- [Goal]:
Can you output the material exactly as written, minus any pictures it holds?
── Provided data
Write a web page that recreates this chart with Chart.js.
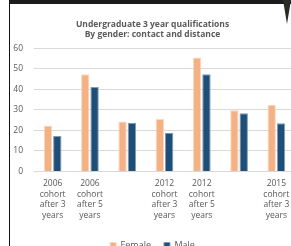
<!DOCTYPE html>
<html>
<head>
<meta charset="utf-8">
<script src="https://cdn.jsdelivr.net/npm/chart.js@4"></script>
<style>
  html, body { margin:0; padding:0; background:#fff; overflow:hidden; width:291px; height:246px; }
  #topbar { position:absolute; left:9px; top:0; width:282px; height:4px; background:#1c1c1c; }
  #leftline { position:absolute; left:9px; top:0; width:1px; height:246px; background:#111; }
  #corner { position:absolute; left:283px; top:0; width:0; height:0;
    border-left:4px solid transparent; border-right:4px solid transparent; border-top:24px solid #2a2a22; }
  #wrap { position:absolute; left:10px; top:4px; width:309px; height:256px; }
</style>
</head>
<body>
<div id="topbar"></div>
<div id="leftline"></div>
<div id="corner"></div>
<div id="wrap"><canvas id="c"></canvas></div>
<script>
// categories (3rd and 6th have no visible label)
const labels = [
  ['2006','cohort','after 3','years'],
  ['2006','cohort','after 5','years'],
  '',
  ['2012','cohort','after 3','years'],
  ['2012','cohort','after 5','years'],
  '',
  ['2015','cohort','after 3','years']
];
const female = [22.4, 47.3, 24.3, 25.6, 55.5, 29.8, 32.5];
const male = [17.3, 41.1, 23.7, 18.9, 47.3, 28.3, 23.5];
const titleLines = ['Undergraduate 3 year qualifications', 'By gender: contact and distance'];

const grey = '#595959';
const font = "'Open Sans', sans-serif";

new Chart(document.getElementById('c'), {
  type: 'bar',
  data: {
    labels,
    datasets: [
      { label:'Female', data:female, backgroundColor:'#F4B183', borderColor:'#fbd9c2', borderWidth:1,
        categoryPercentage:0.5, barPercentage:0.9 },
      { label:'Male', data:male, backgroundColor:'#1F4E79', borderColor:'#7f9bb5', borderWidth:1,
        categoryPercentage:0.5, barPercentage:0.9 }
    ]
  },
  options: {
    responsive: true,
    maintainAspectRatio: false,
    animation: false,
    layout: { padding:{ left:0, right:24, top:0, bottom:0 } },
    plugins: {
      title: { display:true, text:titleLines, color:grey,
        font:{ family:font, size:8.5, weight:'bold', lineHeight:1.25 }, padding:{ top:15, bottom:8 } },
      legend: { position:'bottom', labels:{ color:grey, boxWidth:6, boxHeight:6,
        font:{ family:font, size:9 }, padding:13 } },
      tooltip: { enabled:false }
    },
    scales: {
      x: { grid:{ display:false, drawTicks:false }, border:{ display:false },
        ticks:{ color:grey, font:{ family:font, size:8.5, lineHeight:1.25 }, maxRotation:0, autoSkip:false, padding:7 } },
      y: { min:0, max:60, afterFit: s => { s.width = 24; },
        ticks:{ stepSize:10, color:grey, font:{ family:font, size:8.5 }, padding:11 },
        grid:{ color:'#d9d9d9', drawTicks:false }, border:{ display:false } }
    }
  }
});
</script>
</body>
</html>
────
- [The output]:
Write a web page that recreates this chart with Chart.js.
<!DOCTYPE html>
<html>
<head>
<meta charset="utf-8">
<script src="https://cdn.jsdelivr.net/npm/chart.js@4"></script>
<style>
  html, body { margin:0; padding:0; background:#fff; overflow:hidden; width:291px; height:246px; }
  #topbar { position:absolute; left:9px; top:0; width:282px; height:4px; background:#1c1c1c; }
  #leftline { position:absolute; left:9px; top:0; width:1px; height:246px; background:#111; }
  #corner { position:absolute; left:283px; top:0; width:0; height:0;
    border-left:4px solid transparent; border-right:4px solid transparent; border-top:24px solid #2a2a22; }
  #wrap { position:absolute; left:10px; top:4px; width:309px; height:256px; }
</style>
</head>
<body>
<div id="topbar"></div>
<div id="leftline"></div>
<div id="corner"></div>
<div id="wrap"><canvas id="c"></canvas></div>
<script>
// categories (3rd and 6th have no visible label)
const labels = [
  ['2006','cohort','after 3','years'],
  ['2006','cohort','after 5','years'],
  '',
  ['2012','cohort','after 3','years'],
  ['2012','cohort','after 5','years'],
  '',
  ['2015','cohort','after 3','years']
];
const female = [22.4, 47.3, 24.3, 25.6, 55.5, 29.8, 32.5];
const male = [17.3, 41.1, 23.7, 18.9, 47.3, 28.3, 23.5];
const titleLines = ['Undergraduate 3 year qualifications', 'By gender: contact and distance'];

const grey = '#595959';
const font = "'Open Sans', sans-serif";

new Chart(document.getElementById('c'), {
  type: 'bar',
  data: {
    labels,
    datasets: [
      { label:'Female', data:female, backgroundColor:'#F4B183', borderColor:'#fbd9c2', borderWidth:1,
        categoryPercentage:0.5, barPercentage:0.9 },
      { label:'Male', data:male, backgroundColor:'#1F4E79', borderColor:'#7f9bb5', borderWidth:1,
        categoryPercentage:0.5, barPercentage:0.9 }
    ]
  },
  options: {
    responsive: true,
    maintainAspectRatio: false,
    animation: false,
    layout: { padding:{ left:0, right:24, top:0, bottom:0 } },
    plugins: {
      title: { display:true, text:titleLines, color:grey,
        font:{ family:font, size:8.5, weight:'bold', lineHeight:1.25 }, padding:{ top:15, bottom:8 } },
      legend: { position:'bottom', labels:{ color:grey, boxWidth:6, boxHeight:6,
        font:{ family:font, size:9 }, padding:13 } },
      tooltip: { enabled:false }
    },
    scales: {
      x: { grid:{ display:false, drawTicks:false }, border:{ display:false },
        ticks:{ color:grey, font:{ family:font, size:8.5, lineHeight:1.25 }, maxRotation:0, autoSkip:false, padding:7 } },
      y: { min:0, max:60, afterFit: s => { s.width = 24; },
        ticks:{ stepSize:10, color:grey, font:{ family:font, size:8.5 }, padding:11 },
        grid:{ color:'#d9d9d9', drawTicks:false }, border:{ display:false } }
    }
  }
});
</script>
</body>
</html>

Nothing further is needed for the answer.